The approach mirrors successful multistate coordination in other areas, such as the opioid litigation that resulted in billions in settlements. But tech antitrust cases require specialized knowledge about algorithms, data collection, and digital market dynamics that most state attorney general offices lack individually. By working together, states can hire shared technical experts and develop the deep understanding necessary to challenge tech companies effectively.
Breaking Down Tech’s Legal Firewall
Tech giants have historically benefited from facing scattered, uncoordinated legal challenges. When each state pursues its own investigation, companies can deploy teams of lawyers to handle cases individually, often resulting in inconsistent outcomes and limited systemic change. The new coordinated approach forces companies to defend against unified legal strategies across multiple jurisdictions simultaneously.
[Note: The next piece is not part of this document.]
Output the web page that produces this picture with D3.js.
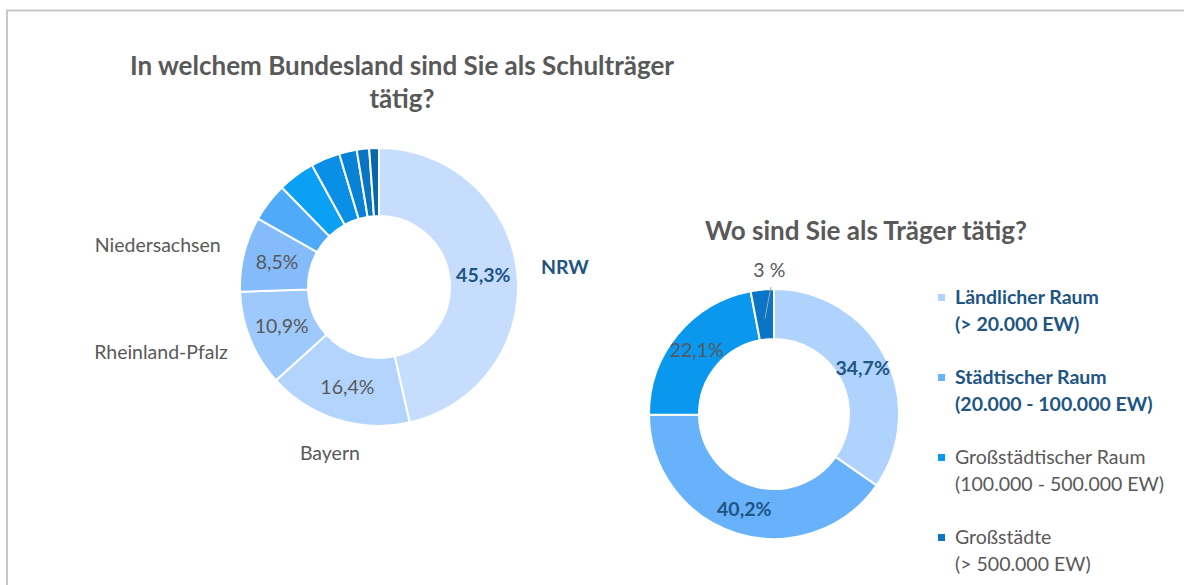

Google’s advertising practices case illustrates this dynamic. When Texas first launched its investigation, Google could focus its entire legal apparatus on that single challenge. But as more states joined the coalition – eventually including attorneys general from both parties representing over 100 million Americans – Google faced a fundamentally different legal landscape.
The coordination extends to timing and messaging. States now synchronize their announcements, file complementary lawsuits on the same days, and present consistent legal theories across jurisdictions. This creates sustained media attention and political pressure that individual state actions rarely achieve.
Meta’s recent settlements with multiple states over teen mental health issues demonstrate how coordinated pressure can produce results. Rather than fighting dozens of separate cases with different legal theories and timelines, Meta negotiated with a coordinated group of attorneys general who presented unified demands and settlement terms.

Bipartisan Cooperation in a Polarized Era
Perhaps most remarkably, tech antitrust has become one of the few areas where Republican and Democratic attorneys general regularly collaborate. Conservative attorneys general concerned about market concentration and liberal colleagues focused on consumer protection find common ground in challenging big tech’s dominance.
The bipartisan nature of these coalitions significantly strengthens their legal and political positions. When attorneys general from red and blue states jointly argue that a tech company’s practices harm consumers, it becomes much harder for companies to dismiss the challenges as politically motivated. This unity also makes it more difficult for tech companies to use political lobbying to undermine legal cases.
The coordination infrastructure developed for tech cases is now being applied to other areas. Attorneys general have created formal and informal networks for sharing information about corporate investigations, coordinating enforcement actions, and developing common legal strategies. Much like the bipartisan approach to selecting debate moderators, these cross-party collaborations demonstrate that some issues transcend traditional political divides.
The Federal-State Dynamic
The rise of coordinated state antitrust enforcement creates new dynamics with federal agencies. While the Department of Justice and Federal Trade Commission have traditionally led major antitrust cases, states are increasingly taking the initiative and forcing federal agencies to respond.
The Google advertising case exemplifies this shift. States launched their investigation and developed their legal theory before federal agencies took action. When the DOJ eventually filed its own case, it had to coordinate with ongoing state efforts rather than leading the charge.
This state-led approach has advantages and complications. States can move faster than federal agencies and aren’t subject to the same political pressures that can slow federal enforcement. However, companies argue that facing multiple enforcement actions for the same conduct creates unfair legal burdens and inconsistent standards.
The coordination between state and federal enforcement is still evolving. Some cases involve close cooperation between state attorneys general and federal agencies. Others proceed on parallel tracks that sometimes complement and sometimes conflict with each other.

The success of coordinated state antitrust enforcement against tech giants signals a permanent shift in how corporate power is challenged in America. As attorneys general continue developing more sophisticated coordination mechanisms and sharing resources, even the largest companies can no longer assume they’ll face scattered, manageable legal challenges from state authorities.
The next phase will likely involve even more formal coordination structures, potentially including shared litigation funds and permanent multistate investigation units focused on tech issues. With tech companies continuing to grow in size and influence, the coordination among state attorneys general appears to be just getting started.
Frequently Asked Questions
Why do states coordinate antitrust cases instead of acting individually?
Coordination allows states to pool resources, share expertise, and present unified legal fronts that carry more weight than individual state efforts.
Which tech companies face the most multistate antitrust coordination?
Google, Apple, Amazon, and Meta face the most coordinated state enforcement actions, particularly around advertising practices and market dominance.